The producers then asked editor-director Roger Spottiswoode to shoot a major new stunt and edit the film. Spottiswoode argued that the film was "doomed" unless he could shoot new sequences, to be written by Ron Shelton, who would be credited as an associate producer. The Spottiswood-Shelton scenes comprise approximately 70% of the finished film.

According to one writer, the new team "added new characters - a rural rogue's gallery of scam artists - and an end-of-the-hippie era feeling. Even when editing the existing material, the new writer and director changed the film thematically, dramatically, cinematically."
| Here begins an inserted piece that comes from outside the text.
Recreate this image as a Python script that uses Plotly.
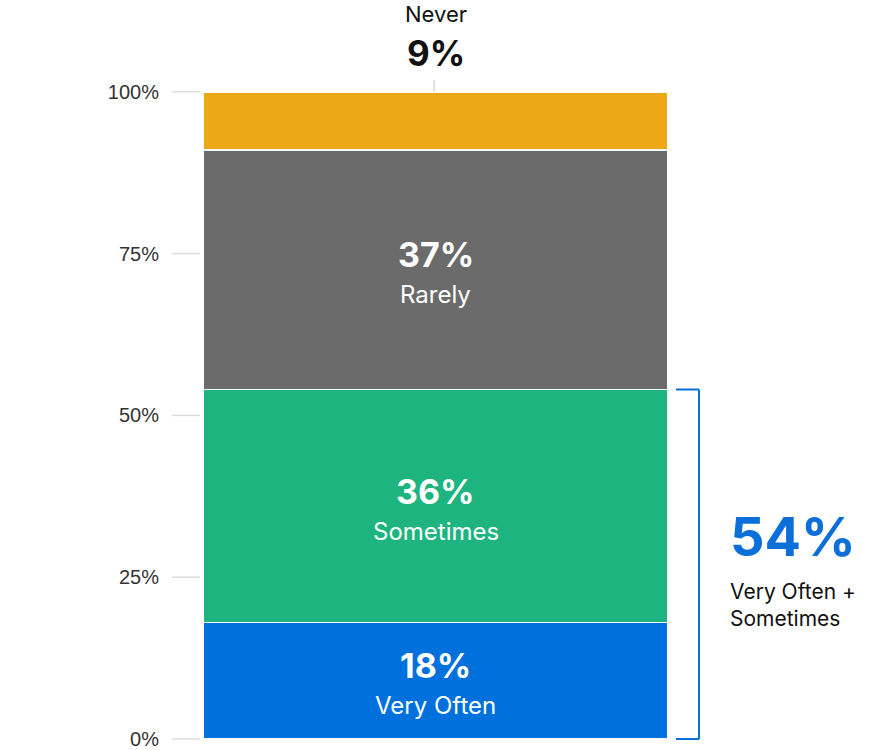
import plotly.graph_objects as go

categories = ["Very Often", "Sometimes", "Rarely", "Never"]
values = [18, 36, 37, 9]
colors = ["#0071DC", "#1DB47F", "#6B6B6B", "#ECA816"]
tick_vals = [0, 25, 50, 75, 100]
tick_text = ["0%", "25%", "50%", "75%", "100%"]
combined_label = "Very Often +<br>Sometimes"
combined_value = values[0] + values[1]

FONT = "Inter"
PX_PER_UNIT = 6.49
BAR_PX = 465.0

fig = go.Figure()
for cat, val, col in zip(categories, values, colors):
    fig.add_trace(go.Bar(
        x=[0.5], y=[val], width=[1], name=cat,
        marker=dict(color=col, line=dict(color="white", width=1.5)),
        hoverinfo="skip", showlegend=False,
    ))

annotations = []
shapes = []
base = 0
for cat, val in zip(categories, values):
    mid = base + val / 2
    if cat == "Never":
        top = base + val
        annotations.append(dict(x=0.5, y=top, yshift=39, text=f"<b>{val}%</b>",
                                font=dict(family=FONT, size=35, color="#111111"),
                                showarrow=False, xanchor="center", yanchor="middle"))
        annotations.append(dict(x=0.5, y=top, yshift=78, text=cat,
                                font=dict(family=FONT, size=22, color="#111111"),
                                showarrow=False, xanchor="center", yanchor="middle"))
        shapes.append(dict(type="line", xref="x", yref="y", x0=0.497, x1=0.497,
                           y0=top, y1=top + 12 / PX_PER_UNIT,
                           line=dict(color="#d9d9d9", width=1.5)))
    else:
        annotations.append(dict(x=0.5, y=mid, yshift=15, text=f"<b>{val}%</b>",
                                font=dict(family=FONT, size=34, color="white"),
                                showarrow=False, xanchor="center", yanchor="middle"))
        annotations.append(dict(x=0.5, y=mid, yshift=-25, text=cat,
                                font=dict(family=FONT, size=24, color="white"),
                                showarrow=False, xanchor="center", yanchor="middle"))
    base += val

# tick marks
for tv in tick_vals:
    shapes.append(dict(type="line", xref="x", yref="y",
                       x0=-31 / BAR_PX, x1=-3 / BAR_PX, y0=tv, y1=tv,
                       line=dict(color="#dedede", width=1.5)))

# bracket
bx = 496 / BAR_PX
bx0 = 473 / BAR_PX
bcol = "#0A6FD8"
shapes.append(dict(type="line", xref="x", yref="y", x0=bx, x1=bx, y0=0, y1=combined_value,
                   line=dict(color=bcol, width=2)))
shapes.append(dict(type="line", xref="x", yref="y", x0=bx0, x1=bx, y0=0, y1=0,
                   line=dict(color=bcol, width=2)))
shapes.append(dict(type="line", xref="x", yref="y", x0=bx0, x1=bx, y0=combined_value, y1=combined_value,
                   line=dict(color=bcol, width=2)))

mid_c = combined_value / 2
annotations.append(dict(x=525 / BAR_PX, y=mid_c, yshift=28, text=f"<b>{combined_value}%</b>",
                        font=dict(family=FONT, size=54, color="#0A6FD8"),
                        showarrow=False, xanchor="left", yanchor="middle"))
annotations.append(dict(x=525 / BAR_PX, y=mid_c, yshift=-41, text=combined_label,
                        font=dict(family=FONT, size=21, color="#111111"),
                        showarrow=False, xanchor="left", yanchor="middle", align="left"))

fig.update_layout(
    width=888, height=750,
    margin=dict(l=172, r=0, t=0, b=0),
    paper_bgcolor="white", plot_bgcolor="white",
    barmode="stack",
    xaxis=dict(range=[-31 / BAR_PX, 685 / BAR_PX], visible=False, fixedrange=True),
    yaxis=dict(range=[-9 / PX_PER_UNIT, 100 + 92 / PX_PER_UNIT],
               tickvals=tick_vals, ticktext=tick_text,
               showgrid=False, zeroline=False, showline=False, ticks="",
               ticklabelstandoff=12, ticklabeloverflow="allow",
               tickfont=dict(family="Liberation Sans", size=20, color="#333333")),
    annotations=annotations,
    shapes=shapes,
)

fig.write_html("out.html")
The Kulik film was a "banal, dour Vietnam vet docudrama" in which Meade concocts the scheme to escape postwar malaise and becomes upset when he wins the acclaim as a hijacker that had eluded him as a veteran. The Shelton-Spotiswoode film was more of a chase comedy "about a man who returns home and plans to get himself the easy money that's part of the American dream for him and for all the low-lifes he meets along the way (including a Nam comrade who returns to haunt Meade like a comic Javert)."

Kathryn Harrold later said: "It was a little tricky knowing what was going to happen without a script".

To generate publicity for the film, Universal Pictures offered a million-dollar reward for any information that would lead to the capture and arrest of the real D.B. Cooper, but no one ever claimed the money.

===Aircraft in the film===
A Boeing 727-173C (c/n 19504–527, N690WA) leased from World Airways was used in the film as the hijacked Northwest Orient Airlines Boeing 727. Painted in the fictitious Northern Pacific company livery, it appears in the first scene, photographed by pilot Clay Lacy from his Learjet. Four professional parachutists performed the jump from the rear exit stairs of the Boeing 727.

Other aircraft in the film included wrecks found at Davis–Monthan Air Force Base, including twin-engine and four-engine propeller aircraft such as the Douglas C-47 Skytrain, Lockheed P2V Neptune, Lockheed C-121 Constellation and Douglas C-54 Skymaster. Numerous Sikorsky H-34 and Sikorsky CH-37 Mojave helicopters were also featured. A Boeing-Stearman PT-17 (s/n 41 25304, N56949) flown by Art Scholl was used in the climatic car-aircraft chase in the film.

==Soundtrack==
The musical score includes the song "Shine," written and sung by Waylon Jennings and also released on Jennings' 1982 album Black on Black. A soundtrack album was released by Polydor Records (PD-1-6344) consisting mostly of country songs.

- Track listing

| No. | Title | Writer(s) | Artist | Length |
|---|---|---|---|---|
| 1. | "Shine" | Jennings | Waylon Jennings | 2:49 |
| 2. | "Maybe He Knows About You" | Enid Levine | Rita Coolidge | 2:40 |
| 3. | "Bittersweet Love" | Enid Levine | Jessi Colter | 3:15 |
| 4. | "Money" | John Sebastian | Rita Coolidge | 3:42 |
| 5. | "Wyoming Bound" | James Horner | James Horner (conductor) | 1:37 |
| 6. | "Silk Dresses" | Michael Smotherman | The Marshall Tucker Band | 3:15 |
| 7. | "Money" (Instrumental) | Enid Levine | James Horner (conductor) | 2:45 |
| 8. | "You Were Never There" | Michael Smotherman | Waylon Jennings and Jessi Colter | 3:38 |
| 9. | "White Water" | James Horner | James Horner (conductor) | 4:11 |
| 10. | "Shine (Bluegrass Version)" | Waylon Jennings | Waylon Jennings | 2:35 |
| Total length: |  |  |  | 30:27 |

==Reception==
The Pursuit of D. B. Cooper, although similar to other hijacking films of the period, was not a success at the box office. In a critical review of the film, Vincent Canby of The New York Times noted that "a number of excellent actors (were coerced) into performing what is a dismally unfunny chase-comedy that eventually seems as aimless, shortsighted and cheerlessly cute as the character they've made up and called 'D.B. Cooper'."

In 1982, original director John Frankenheimer described the film as "... probably my worst-ever experience. A key member in the chain of command had been lying to both management and myself with the result that we all thought we were making a different movie."

Roger Spottiswoode won the Special Jury Prize at the 1982 Cognac Festival du Film Policier.